The Tribunal identified the issue of delay, the reasons for delay and the impact on the ability to have a fair hearing given the time which had elapsed and the uncertainty surrounding the Applicant’s ability to continue the hearing as considerations it took into account and gave weight to.
There is no error of law identified in the Tribunal’s consideration of the application pursuant to s 76. Question 13 and the associated grounds (Grounds 28 and 29) are not made out. Given that, as I have stated, Question 13 is the most on point question of law posed in this s 148 appeal, this finding is sufficient to dispose of the appeal. However, for completeness, I will consider the final issue, bias.
Question 14 – Bias
The test for apprehended bias is well established, being whether ‘a fair‑minded lay observer might reasonably apprehend that the judge might not bring an impartial mind to the resolution of the question the judge is required to decide’.[108]

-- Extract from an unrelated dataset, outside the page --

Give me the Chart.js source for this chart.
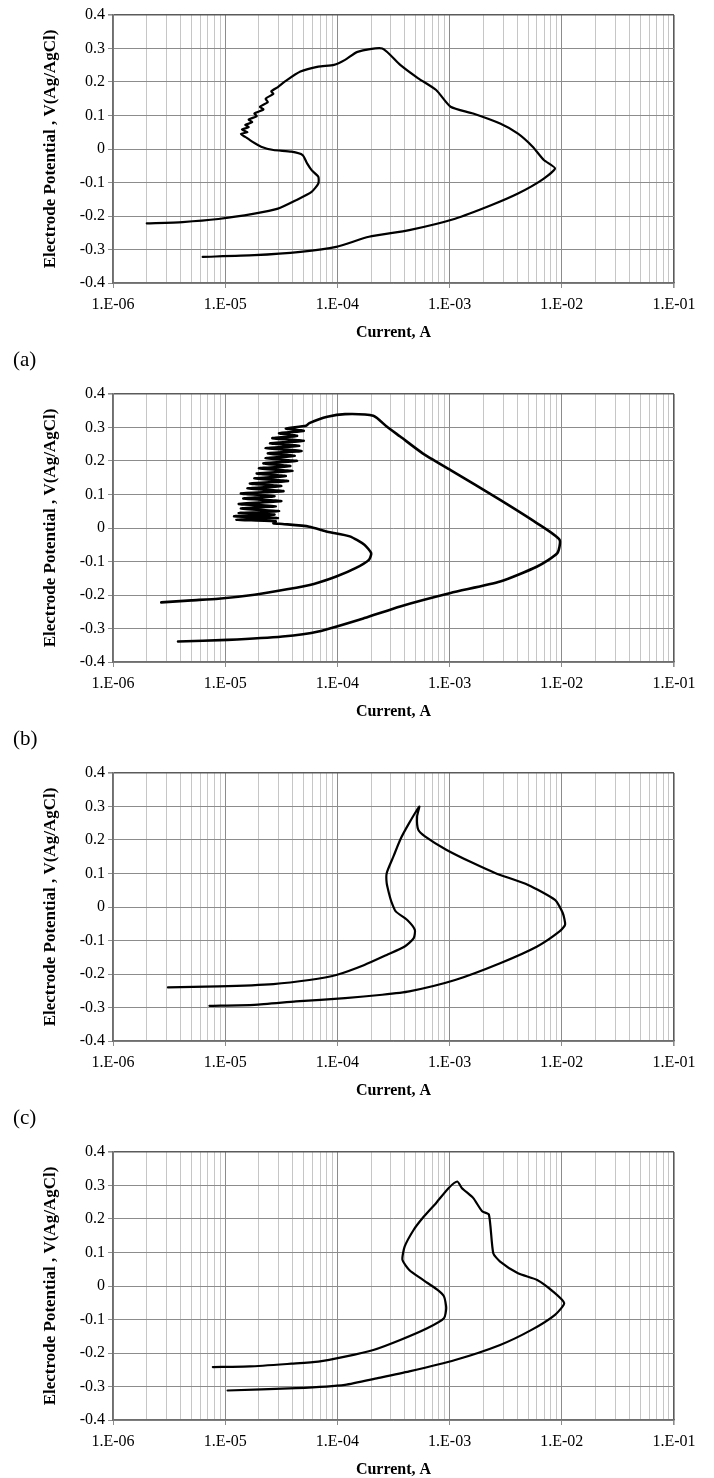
<!DOCTYPE html>
<html>
<head>
<meta charset="utf-8">
<script src="https://cdn.jsdelivr.net/npm/chart.js@4/dist/chart.umd.min.js"></script>
<style>
  html, body { margin: 0; padding: 0; background: #fff; overflow: hidden; }
  #wrap { position: relative; width: 714px; height: 1478px; overflow: hidden; }
  .panel { position: absolute; left: 0; width: 714px; height: 379px; }
  .tag { position: absolute; left: 13px; font-family: "Liberation Serif", "Times New Roman", serif; font-size: 21px; line-height: 1; color: #000; }
</style>
</head>
<body>
<div id="wrap">
  <div class="panel" style="top:0px"><canvas id="c0" width="714" height="379"></canvas></div>
  <div class="panel" style="top:379px"><canvas id="c1" width="714" height="379"></canvas></div>
  <div class="panel" style="top:758px"><canvas id="c2" width="714" height="379"></canvas></div>
  <div class="panel" style="top:1137px"><canvas id="c3" width="714" height="379"></canvas></div>
  <div class="tag" id="t0" style="top:349px"></div>
  <div class="tag" id="t1" style="top:728px"></div>
  <div class="tag" id="t2" style="top:1107px"></div>
</div>
<script>
// ---------------- data ----------------
const panelTags = ['(a)', '(b)', '(c)'];
const xTitle = 'Current, A';
const yTitle = 'Electrode Potential , V(Ag/AgCl)';
const xTickLabels = ['1.E-06', '1.E-05', '1.E-04', '1.E-03', '1.E-02', '1.E-01'];
const yTickLabels = ['-0.4', '-0.3', '-0.2', '-0.1', '0', '0.1', '0.2', '0.3', '0.4'];

// (a)
const aCurrent = [2.0e-6, 4.17e-6, 8.7e-6, 1.82e-5, 2.95e-5, 4.27e-5, 5.89e-5, 6.76e-5, 6.76e-5, 5.89e-5, 5.37e-5, 4.9e-5, 3.89e-5, 2.69e-5, 2.09e-5, 1.74e-5, 1.51e-5,
  1.38e-5, 1.58e-5, 1.41e-5, 1.62e-5, 1.51e-5, 1.74e-5, 1.62e-5, 1.91e-5, 1.82e-5, 2.19e-5, 2.04e-5, 2.4e-5, 2.29e-5, 2.69e-5, 2.57e-5, 2.95e-5,
  3.39e-5, 4.68e-5, 6.76e-5, 9.33e-5, 1.17e-4, 1.51e-4, 2.51e-4, 3.63e-4, 5.25e-4, 7.59e-4, 1.02e-3, 1.62e-3, 2.82e-3, 4.07e-3, 5.5e-3, 6.92e-3, 8.7e-3,
  6.61e-3, 4.07e-3, 2.34e-3, 1.12e-3, 4.37e-4, 1.91e-4, 9.77e-5, 4.68e-5, 1.82e-5, 6.3e-6];
const aPotential = [-0.222, -0.218, -0.209, -0.193, -0.178, -0.153, -0.128, -0.103, -0.083, -0.063, -0.043, -0.018, -0.008, -0.003, 0.007, 0.022, 0.036,
  0.045, 0.05, 0.058, 0.065, 0.072, 0.08, 0.088, 0.098, 0.106, 0.118, 0.126, 0.14, 0.15, 0.165, 0.172, 0.185,
  0.201, 0.231, 0.246, 0.251, 0.266, 0.290, 0.300, 0.251, 0.211, 0.176, 0.126, 0.106, 0.076, 0.046, 0.007, -0.033, -0.058,
  -0.093, -0.133, -0.168, -0.208, -0.242, -0.262, -0.292, -0.307, -0.317, -0.322];

// (b)
const bCurrent = [2.69e-6, 5.0e-6, 8.7e-6, 1.82e-5, 3.55e-5, 6.17e-5, 9.77e-5, 1.45e-4, 1.91e-4, 2.0e-4, 1.74e-4, 1.29e-4, 8.13e-5, 5.62e-5, 3.24e-5, 2.69e-5,
  2.82e-5, 1.26e-5, 2.95e-5, 1.2e-5, 2.75e-5, 1.32e-5, 3.02e-5, 1.38e-5, 2.82e-5, 1.32e-5, 3.16e-5, 1.45e-5, 2.75e-5, 1.38e-5, 3.31e-5, 1.58e-5, 3.16e-5, 1.66e-5,
  3.63e-5, 1.82e-5, 3.47e-5, 1.91e-5, 3.98e-5, 2.0e-5, 3.8e-5, 2.19e-5, 4.37e-5, 2.29e-5, 4.17e-5, 2.4e-5, 4.79e-5, 2.29e-5, 4.57e-5, 2.51e-5, 5.01e-5, 2.63e-5,
  4.37e-5, 3.02e-5, 5.01e-5, 3.47e-5, 5.25e-5,
  5.62e-5, 8.13e-5, 1.17e-4, 2.09e-4, 2.75e-4, 3.63e-4, 5.75e-4, 1.02e-3, 2.82e-3, 6.03e-3, 9.55e-3, 9.12e-3, 6.03e-3, 2.82e-3, 1.02e-3, 3.63e-4, 1.74e-4,
  6.76e-5, 3.24e-5, 1.05e-5, 3.8e-6];
const bPotential = [-0.222, -0.216, -0.211, -0.199, -0.183, -0.167, -0.145, -0.120, -0.095, -0.075, -0.050, -0.025, -0.011, 0.004, 0.012, 0.014,
  0.02, 0.025, 0.03, 0.035, 0.04, 0.045, 0.05, 0.058, 0.065, 0.072, 0.08, 0.088, 0.095, 0.103, 0.11, 0.118, 0.125, 0.133,
  0.14, 0.148, 0.155, 0.163, 0.17, 0.178, 0.185, 0.193, 0.2, 0.208, 0.215, 0.223, 0.23, 0.238, 0.245, 0.253, 0.26, 0.268,
  0.275, 0.283, 0.29, 0.297, 0.305,
  0.313, 0.332, 0.340, 0.335, 0.303, 0.273, 0.223, 0.173, 0.084, 0.014, -0.035, -0.075, -0.115, -0.160, -0.194, -0.234, -0.269,
  -0.309, -0.324, -0.334, -0.339];

// (c)
const cCurrent = [3.09e-6, 8.7e-6, 2.69e-5, 5.62e-5, 9.77e-5, 1.74e-4, 2.75e-4, 3.98e-4, 4.79e-4, 4.9e-4, 4.17e-4, 3.31e-4, 3.02e-4, 2.88e-4, 2.75e-4, 2.75e-4,
  3.16e-4, 3.63e-4, 4.37e-4, 5.37e-4, 5.13e-4, 5.25e-4, 6.03e-4, 9.33e-4, 1.62e-3, 2.57e-3, 5.01e-3, 8.7e-3, 1.02e-2, 1.07e-2, 9.55e-3, 6.03e-3,
  2.82e-3, 1.12e-3, 4.37e-4, 2.51e-4, 1.17e-4, 4.27e-5, 1.82e-5, 7.24e-6];
const cPotential = [-0.240, -0.237, -0.230, -0.218, -0.203, -0.173, -0.143, -0.118, -0.093, -0.068, -0.038, -0.013, 0.017, 0.041, 0.071, 0.101,
  0.151, 0.201, 0.251, 0.300, 0.270, 0.231, 0.211, 0.171, 0.131, 0.101, 0.066, 0.021, -0.018, -0.053, -0.073, -0.118,
  -0.168, -0.218, -0.252, -0.262, -0.272, -0.282, -0.292, -0.295];

// (d)
const dCurrent = [7.76e-6, 1.66e-5, 3.89e-5, 6.76e-5, 1.17e-4, 2.09e-4, 3.63e-4, 6.31e-4, 8.91e-4, 9.33e-4, 8.91e-4, 7.76e-4, 5.75e-4, 4.37e-4, 3.8e-4, 3.98e-4,
  4.79e-4, 5.75e-4, 7.59e-4, 9.77e-4, 1.17e-3, 1.29e-3, 1.62e-3, 1.95e-3, 2.24e-3, 2.45e-3, 2.82e-3, 4.07e-3, 6.03e-3, 8.32e-3, 1.05e-2, 8.7e-3,
  5.37e-3, 2.82e-3, 1.12e-3, 4.37e-4, 2.29e-4, 1.17e-4, 4.27e-5, 1.05e-5];
const dPotential = [-0.242, -0.240, -0.232, -0.226, -0.211, -0.191, -0.161, -0.126, -0.096, -0.066, -0.031, -0.011, 0.019, 0.048, 0.078, 0.118,
  0.168, 0.203, 0.248, 0.292, 0.312, 0.292, 0.263, 0.223, 0.213, 0.098, 0.073, 0.038, 0.018, -0.016, -0.051, -0.086,
  -0.131, -0.176, -0.221, -0.255, -0.275, -0.295, -0.305, -0.312];

// ---------------- drawing ----------------
const FONT = '"Liberation Serif", "Times New Roman", serif';
const xMinExp = -6, xMaxExp = -1;
const xTickValues = [];
for (let e = xMinExp; e < xMaxExp; e++) {
  for (let m = 1; m <= 9; m++) xTickValues.push(Number((m + 'e' + e)));
}
xTickValues.push(Number('1e' + xMaxExp));

function isDecade(v) {
  const l = Math.log10(v);
  return Math.abs(l - Math.round(l)) < 1e-6;
}

function makeChart(id, cur, pot, lw) {
  const pts = cur.map((c, i) => ({ x: c, y: pot[i] }));
  return new Chart(document.getElementById(id), {
    type: 'scatter',
    data: {
      datasets: [{
        data: pts,
        showLine: true,
        borderColor: '#000',
        borderWidth: lw,
        pointRadius: 0,
        tension: 0.2,
        borderJoinStyle: 'round',
        borderCapStyle: 'round',
        fill: false
      }]
    },
    options: {
      responsive: false,
      animation: false,
      events: [],
      layout: { padding: { left: 0, right: 40, top: 15, bottom: 0 } },
      plugins: { legend: { display: false }, tooltip: { enabled: false } },
      scales: {
        x: {
          type: 'logarithmic',
          min: Number('1e' + xMinExp),
          max: Number('1e' + xMaxExp),
          afterBuildTicks: (s) => { s.ticks = xTickValues.map(v => ({ value: v, major: isDecade(v) })); },
          afterFit: (s) => { s.height = 96; },
          ticks: {
            autoSkip: false,
            maxRotation: 0,
            minRotation: 0,
            color: '#000',
            padding: 7,
            font: { family: FONT, size: 16 },
            callback: (v) => {
              if (!isDecade(v)) return '';
              const idx = Math.round(Math.log10(v)) - xMinExp;
              return xTickLabels[idx];
            }
          },
          grid: {
            color: (ctx) => {
              const v = ctx.tick ? ctx.tick.value : 0;
              if (Math.abs(v - 0.1) < 1e-9) return '#5a5a5a';
              return isDecade(v) ? '#8c8c8c' : '#c6c6c6';
            },
            lineWidth: (ctx) => (ctx.tick && Math.abs(ctx.tick.value - 0.1) < 1e-9) ? 1.6 : 1,
            drawTicks: true,
            tickLength: 5,
            tickColor: (ctx) => (ctx.tick && isDecade(ctx.tick.value)) ? '#8c8c8c' : 'rgba(0,0,0,0)'
          },
          border: { display: true, color: '#6e6e6e', width: 1.6 },
          title: {
            display: true,
            text: xTitle,
            color: '#000',
            font: { family: FONT, size: 16, weight: 'bold' },
            padding: { top: 0, bottom: 37 }
          }
        },
        y: {
          type: 'linear',
          min: -0.4,
          max: 0.4,
          afterFit: (s) => { s.width = 113; },
          ticks: {
            stepSize: 0.1,
            color: '#000',
            padding: 3,
            font: { family: FONT, size: 16 },
            callback: (v, i) => yTickLabels[i]
          },
          grid: {
            color: (ctx) => (ctx.tick && Math.abs(ctx.tick.value - 0.4) < 1e-9) ? '#5a5a5a' : '#8c8c8c',
            lineWidth: (ctx) => (ctx.tick && Math.abs(ctx.tick.value - 0.4) < 1e-9) ? 1.6 : 1,
            drawTicks: true,
            tickLength: 5,
            tickColor: '#8c8c8c'
          },
          border: { display: true, color: '#6e6e6e', width: 1.6 },
          title: {
            display: true,
            text: yTitle,
            color: '#000',
            font: { family: FONT, size: 17, weight: 'bold' },
            padding: { top: 40, bottom: 0 }
          }
        }
      }
    }
  });
}

makeChart('c0', aCurrent, aPotential, 2.2);
makeChart('c1', bCurrent, bPotential, 2.6);
makeChart('c2', cCurrent, cPotential, 2.2);
makeChart('c3', dCurrent, dPotential, 2.2);
panelTags.forEach((t, i) => { document.getElementById('t' + i).textContent = t; });
</script>
</body>
</html>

[108]Ebner v Official Trustee in Bankruptcy (2000) 205 CLR 337, [6] (Gleeson CJ, McHugh, Gummow and Hayne JJ).
I have reviewed the extracts from the audio specifically referred to by the Applicant and more generally. I echo my findings above at [158]–[161] regarding the fairness and empathy displayed by the Tribunal as demonstrated by the Transcript.
The matters complained of, in my view, objectively assessed, do not demonstrate to the requisite standard a finding of apprehended bias nor of actual bias. In particular, the manner of the Tribunal in conducting the case was firm and directional. It does not demonstrate bias.

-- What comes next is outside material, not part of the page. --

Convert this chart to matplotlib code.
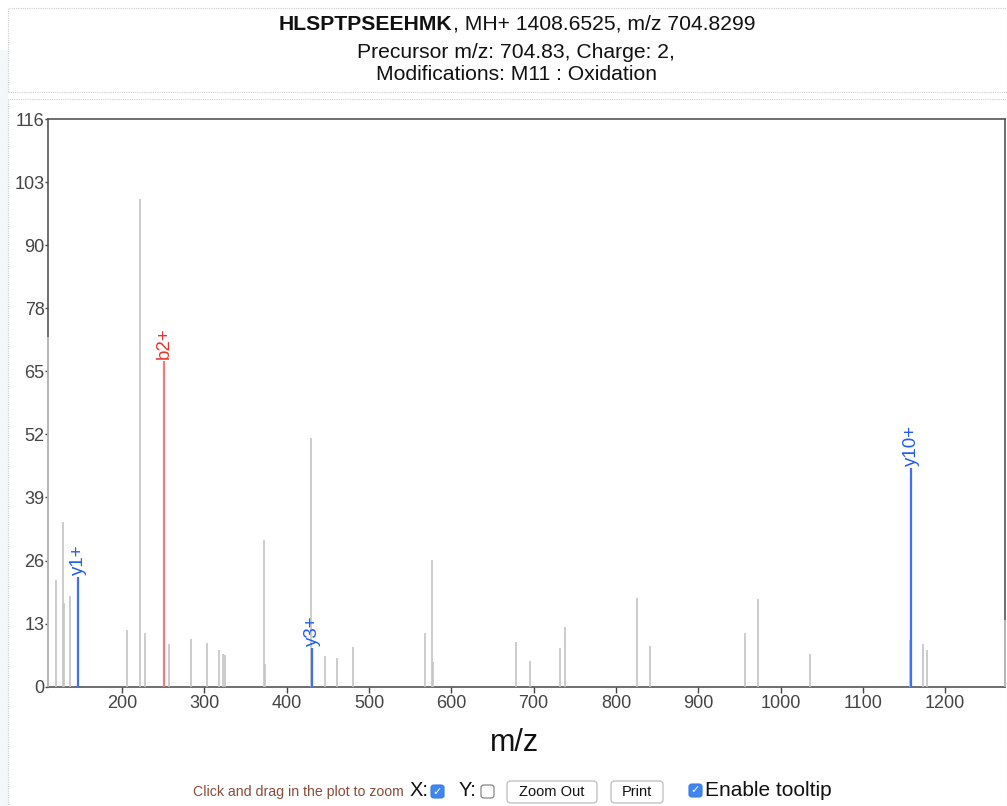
import matplotlib
matplotlib.use("Agg")
import matplotlib.pyplot as plt
from matplotlib.patches import Rectangle, FancyBboxPatch
import numpy as np

# ---------------- data ----------------
peak_mz = [110.07, 120.1, 128.2, 129.9, 136.3, 206.3, 222.4, 227.3, 257.6, 283.9,
           303.3, 317.4, 322.2, 325.5, 372.8, 374.0, 429.5, 446.8, 461.7, 480.8,
           568.5, 576.2, 577.8, 678.1, 695.9, 731.5, 738.3, 825.6, 841.9, 956.6,
           972.9, 1036.0, 1157.3, 1173.0, 1177.9, 1272.5]
peak_int = [71.5, 21.9, 33.6, 17.2, 18.6, 11.6, 99.7, 10.9, 8.7, 9.7,
            8.9, 7.5, 6.7, 6.4, 30.0, 4.6, 50.9, 6.3, 5.8, 8.1,
            10.9, 25.8, 5.1, 9.1, 5.3, 7.9, 12.1, 18.1, 8.3, 11.0,
            17.9, 6.7, 9.5, 8.7, 7.5, 13.6]

ion_names = ["y1+", "b2+", "y3+", "y10+"]
ion_mz = [147.11, 251.15, 431.21, 1158.51]
ion_int = [22.4, 66.5, 7.9, 44.7]
ion_type = ["y", "b", "y", "y"]

y_tick_labels = ["0", "13", "26", "39", "52", "65", "78", "90", "103", "116"]
x_ticks = [200, 300, 400, 500, 600, 700, 800, 900, 1000, 1100, 1200]

title_bold = "HLSPTPSEEHMK"
title_rest = ", MH+ 1408.6525, m/z 704.8299"
subtitle1 = "Precursor m/z: 704.83, Charge: 2,"
subtitle2 = "Modifications: M11 : Oxidation"

# ---------------- styles ----------------
W, H = 1007, 806
FONT = ["Liberation Sans", "DejaVu Sans"]
plt.rcParams["font.family"] = FONT
line_colors = {"y": "#3f6ff2", "b": "#f07b7b"}
label_colors = {"y": "#1f5cf0", "b": "#e8342c"}
gray = "#c4c4c4"

fig = plt.figure(figsize=(W / 100, H / 100), dpi=100)
fig.patch.set_facecolor("white")


def fx(x):
    return x / W


def fy(y):
    return 1 - y / H


# background strip and dotted boxes
fig.patches.append(Rectangle((0, fy(806)), fx(8), fy(50) - fy(806), transform=fig.transFigure,
                             facecolor="#f2f7f9", edgecolor="none", zorder=0))
fig.patches.append(Rectangle((fx(8), fy(92)), fx(1007) - fx(8), fy(8) - fy(92),
                             transform=fig.transFigure, facecolor="white",
                             edgecolor="#cfcfcf", linestyle=(0, (1, 1)), lw=0.8, zorder=1))
fig.patches.append(Rectangle((fx(8), fy(810)), fx(1007) - fx(8), fy(99) - fy(810),
                             transform=fig.transFigure, facecolor="white",
                             edgecolor="#cfcfcf", linestyle=(0, (1, 1)), lw=0.8, zorder=1))

# header text (line 1 centred as a whole)
TS = 15.2
renderer = fig.canvas.get_renderer()
t_b = fig.text(0, fy(24), title_bold, ha="left", va="center", fontsize=TS,
               fontweight="bold", color="#111")
t_r = fig.text(0, fy(24), title_rest, ha="left", va="center", fontsize=TS, color="#111")
wb = t_b.get_window_extent(renderer).width
wr = t_r.get_window_extent(renderer).width
x_start = 517 - (wb + wr) / 2
t_b.set_x(fx(x_start))
t_r.set_x(fx(x_start + wb))
fig.text(fx(516), fy(53), subtitle1, ha="center", va="center", fontsize=TS, color="#111")
fig.text(fx(516), fy(74), subtitle2, ha="center", va="center", fontsize=TS, color="#111")

# axes
left, right, top, bottom = 48, 1005, 119, 686.7
ax = fig.add_axes([fx(left), fy(bottom), fx(right) - fx(left), fy(top) - fy(bottom)])
ax.set_zorder(2)
ymax = 116
ax.set_xlim(min(peak_mz), 1272.6)
ax.set_ylim(0, ymax)

ax.vlines(peak_mz, 0, peak_int, colors=gray, lw=1.2, zorder=3, clip_on=False)
for name, mz, inten, t in zip(ion_names, ion_mz, ion_int, ion_type):
    ax.vlines(mz, 0, inten, colors=line_colors[t], lw=1.6, zorder=4)
    ax.annotate(name, xy=(mz, inten), xytext=(0, 1.5), textcoords="offset points",
                rotation=90, ha="center", va="bottom", fontsize=13.5,
                color=label_colors[t], zorder=5)

ax.set_yticks(np.linspace(0, ymax, len(y_tick_labels)))
ax.set_yticklabels(y_tick_labels)
ax.set_xticks(x_ticks)
ax.set_xticklabels([str(v) for v in x_ticks])
ax.tick_params(axis="both", labelsize=13, labelcolor="#444", color="#444",
               width=1, direction="out")
ax.tick_params(axis="x", length=4, pad=2)
ax.tick_params(axis="y", length=2, pad=0.5)
for s in ax.spines.values():
    s.set_color("#555")
    s.set_linewidth(1.2)
    s.set_zorder(2.5)

fig.text(fx(515), fy(743), "m/z", ha="center", va="center", fontsize=22, color="#111")

# controls
fig.text(fx(193), fy(792), "Click and drag in the plot to zoom", ha="left", va="center",
         fontsize=10.2, color="#8a4b38")
fig.text(fx(410), fy(790), "X:", ha="left", va="center", fontsize=14.5, color="#111")
fig.text(fx(459), fy(790), "Y:", ha="left", va="center", fontsize=14.5, color="#111")
fig.text(fx(705), fy(790), "Enable tooltip", ha="left", va="center", fontsize=15, color="#111")


def checkbox(x0, y0, checked):
    size = 13
    if checked:
        p = FancyBboxPatch((fx(x0), fy(y0 + size)), fx(size), fy(0) - fy(size),
                           boxstyle="round,pad=0,rounding_size=0.003", transform=fig.transFigure,
                           facecolor="#3f86f0", edgecolor="#3a7de0", lw=0.8, zorder=3)
        fig.patches.append(p)
        fig.text(fx(x0 + size / 2), fy(y0 + size / 2), "\u2713", ha="center", va="center",
                 fontsize=8, color="white", family="DejaVu Sans", zorder=4)
    else:
        p = FancyBboxPatch((fx(x0), fy(y0 + size)), fx(size), fy(0) - fy(size),
                           boxstyle="round,pad=0,rounding_size=0.003", transform=fig.transFigure,
                           facecolor="white", edgecolor="#777", lw=0.8, zorder=3)
        fig.patches.append(p)


def button(x0, x1, y0, y1, label):
    p = FancyBboxPatch((fx(x0), fy(y1)), fx(x1 - x0), fy(0) - fy(y1 - y0),
                       boxstyle="round,pad=0,rounding_size=0.004", transform=fig.transFigure,
                       facecolor="white", edgecolor="#bdbdbd", lw=0.9, zorder=3)
    fig.patches.append(p)
    fig.text(fx((x0 + x1) / 2), fy((y0 + y1) / 2 + 0.5), label, ha="center", va="center",
             fontsize=10.5, color="#111", zorder=4)


checkbox(431, 785, True)
checkbox(481, 785, False)
checkbox(689, 784, True)
button(507, 597, 781, 803, "Zoom Out")
button(611, 663, 781, 803, "Print")

fig.savefig("out.png", dpi=100)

In respect of the Tribunal’s decision under review, being the order to dismiss for want of prosecution pursuant to s 76 of the VCAT Act, I am satisfied that the Applicant had a reasonable opportunity to be heard in the application.
Question 14 and the related grounds (Grounds 30 to 32) are not made out.
CONCLUSION
In light of the above findings, I will grant leave to appeal on Ground 1 in accordance with Question 1. However, for the reasons set out above, I will not set aside the Tribunal’s Order. I can see no utility in requiring the Tribunal to consider an application made under s 108 based on procedural fairness grounds where those very same matters formed the basis of many of the grounds argued unsuccessfully in this appeal.
I will affirm the order of the Tribunal to dismiss the proceeding for want of prosecution pursuant to s 76 of the VCAT Act.
I will make orders accordingly.
The parties will be given an opportunity to make submissions in writing in respect of costs.